Set down, exactly as written, the lines from the top of the data to the line that holds "(rp) at (545,623)", and omit the pictures.

- - - - - - -

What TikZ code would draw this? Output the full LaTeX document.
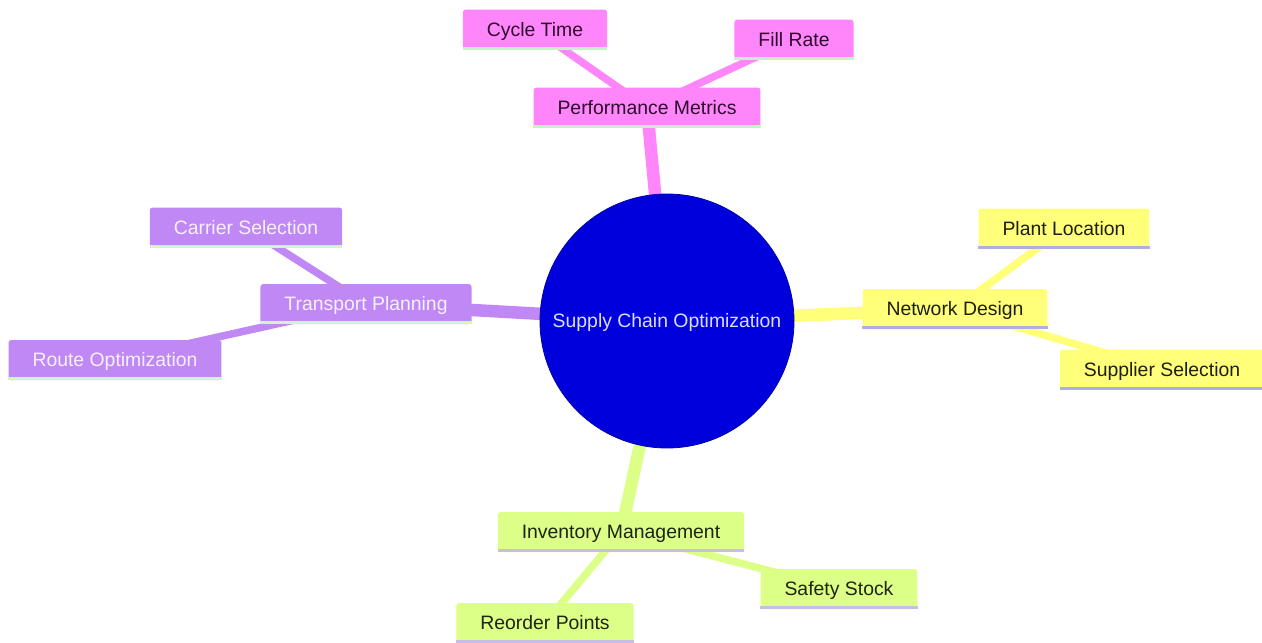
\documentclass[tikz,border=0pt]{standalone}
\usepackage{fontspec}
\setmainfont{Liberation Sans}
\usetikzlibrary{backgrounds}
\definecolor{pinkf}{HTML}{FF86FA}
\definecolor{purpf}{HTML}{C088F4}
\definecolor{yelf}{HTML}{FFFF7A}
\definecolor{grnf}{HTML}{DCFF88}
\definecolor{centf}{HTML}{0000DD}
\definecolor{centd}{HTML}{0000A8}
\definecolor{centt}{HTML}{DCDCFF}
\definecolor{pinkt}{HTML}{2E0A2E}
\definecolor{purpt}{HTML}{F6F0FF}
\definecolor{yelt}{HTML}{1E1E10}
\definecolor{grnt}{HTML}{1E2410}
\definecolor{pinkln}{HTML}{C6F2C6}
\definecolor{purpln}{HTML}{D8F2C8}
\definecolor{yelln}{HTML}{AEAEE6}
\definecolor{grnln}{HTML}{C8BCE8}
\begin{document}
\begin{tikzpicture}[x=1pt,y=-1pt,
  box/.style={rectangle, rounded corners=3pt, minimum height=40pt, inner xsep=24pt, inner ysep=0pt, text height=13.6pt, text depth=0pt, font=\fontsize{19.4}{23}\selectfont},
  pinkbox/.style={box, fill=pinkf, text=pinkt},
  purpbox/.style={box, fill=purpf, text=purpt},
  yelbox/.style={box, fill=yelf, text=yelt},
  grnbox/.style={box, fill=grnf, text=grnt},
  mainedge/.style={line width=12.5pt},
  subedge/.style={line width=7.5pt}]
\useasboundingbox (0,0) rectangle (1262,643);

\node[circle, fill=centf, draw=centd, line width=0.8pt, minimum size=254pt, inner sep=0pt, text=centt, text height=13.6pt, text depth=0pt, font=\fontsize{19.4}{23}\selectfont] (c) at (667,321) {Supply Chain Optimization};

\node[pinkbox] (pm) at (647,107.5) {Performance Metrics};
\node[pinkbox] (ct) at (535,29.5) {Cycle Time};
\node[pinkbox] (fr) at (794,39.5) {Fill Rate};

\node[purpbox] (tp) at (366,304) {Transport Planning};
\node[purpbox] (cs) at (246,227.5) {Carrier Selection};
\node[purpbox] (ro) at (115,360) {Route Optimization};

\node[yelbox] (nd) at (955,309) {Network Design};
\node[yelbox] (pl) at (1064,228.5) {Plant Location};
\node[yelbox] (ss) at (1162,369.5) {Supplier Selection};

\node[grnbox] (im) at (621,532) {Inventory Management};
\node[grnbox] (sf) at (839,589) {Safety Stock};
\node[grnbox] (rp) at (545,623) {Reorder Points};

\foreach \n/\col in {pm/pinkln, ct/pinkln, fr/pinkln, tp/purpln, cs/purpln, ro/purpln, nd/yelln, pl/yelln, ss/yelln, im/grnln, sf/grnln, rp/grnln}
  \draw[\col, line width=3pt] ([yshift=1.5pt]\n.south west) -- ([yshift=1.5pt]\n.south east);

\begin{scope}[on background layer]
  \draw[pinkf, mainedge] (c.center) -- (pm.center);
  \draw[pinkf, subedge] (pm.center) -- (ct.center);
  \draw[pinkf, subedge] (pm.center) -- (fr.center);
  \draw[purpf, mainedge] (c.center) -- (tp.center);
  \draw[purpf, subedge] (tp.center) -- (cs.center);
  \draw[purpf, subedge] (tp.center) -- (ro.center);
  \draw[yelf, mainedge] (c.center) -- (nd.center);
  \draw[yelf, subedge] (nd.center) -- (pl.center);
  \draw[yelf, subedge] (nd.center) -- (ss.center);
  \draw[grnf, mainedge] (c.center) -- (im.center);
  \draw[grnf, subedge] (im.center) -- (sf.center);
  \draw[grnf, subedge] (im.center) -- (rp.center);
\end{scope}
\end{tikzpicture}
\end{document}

- - - - - - -

* _SOLUTION FOR THIS TASK_
What TikZ code would draw this? Output the full LaTeX document.
\documentclass[tikz,border=0pt]{standalone}
\usepackage{fontspec}
\setmainfont{Liberation Sans}
\usetikzlibrary{backgrounds}
\definecolor{pinkf}{HTML}{FF86FA}
\definecolor{purpf}{HTML}{C088F4}
\definecolor{yelf}{HTML}{FFFF7A}
\definecolor{grnf}{HTML}{DCFF88}
\definecolor{centf}{HTML}{0000DD}
\definecolor{centd}{HTML}{0000A8}
\definecolor{centt}{HTML}{DCDCFF}
\definecolor{pinkt}{HTML}{2E0A2E}
\definecolor{purpt}{HTML}{F6F0FF}
\definecolor{yelt}{HTML}{1E1E10}
\definecolor{grnt}{HTML}{1E2410}
\definecolor{pinkln}{HTML}{C6F2C6}
\definecolor{purpln}{HTML}{D8F2C8}
\definecolor{yelln}{HTML}{AEAEE6}
\definecolor{grnln}{HTML}{C8BCE8}
\begin{document}
\begin{tikzpicture}[x=1pt,y=-1pt,
  box/.style={rectangle, rounded corners=3pt, minimum height=40pt, inner xsep=24pt, inner ysep=0pt, text height=13.6pt, text depth=0pt, font=\fontsize{19.4}{23}\selectfont},
  pinkbox/.style={box, fill=pinkf, text=pinkt},
  purpbox/.style={box, fill=purpf, text=purpt},
  yelbox/.style={box, fill=yelf, text=yelt},
  grnbox/.style={box, fill=grnf, text=grnt},
  mainedge/.style={line width=12.5pt},
  subedge/.style={line width=7.5pt}]
\useasboundingbox (0,0) rectangle (1262,643);

\node[circle, fill=centf, draw=centd, line width=0.8pt, minimum size=254pt, inner sep=0pt, text=centt, text height=13.6pt, text depth=0pt, font=\fontsize{19.4}{23}\selectfont] (c) at (667,321) {Supply Chain Optimization};

\node[pinkbox] (pm) at (647,107.5) {Performance Metrics};
\node[pinkbox] (ct) at (535,29.5) {Cycle Time};
\node[pinkbox] (fr) at (794,39.5) {Fill Rate};

\node[purpbox] (tp) at (366,304) {Transport Planning};
\node[purpbox] (cs) at (246,227.5) {Carrier Selection};
\node[purpbox] (ro) at (115,360) {Route Optimization};

\node[yelbox] (nd) at (955,309) {Network Design};
\node[yelbox] (pl) at (1064,228.5) {Plant Location};
\node[yelbox] (ss) at (1162,369.5) {Supplier Selection};

\node[grnbox] (im) at (621,532) {Inventory Management};
\node[grnbox] (sf) at (839,589) {Safety Stock};
\node[grnbox] (rp) at (545,623) {Reorder Points};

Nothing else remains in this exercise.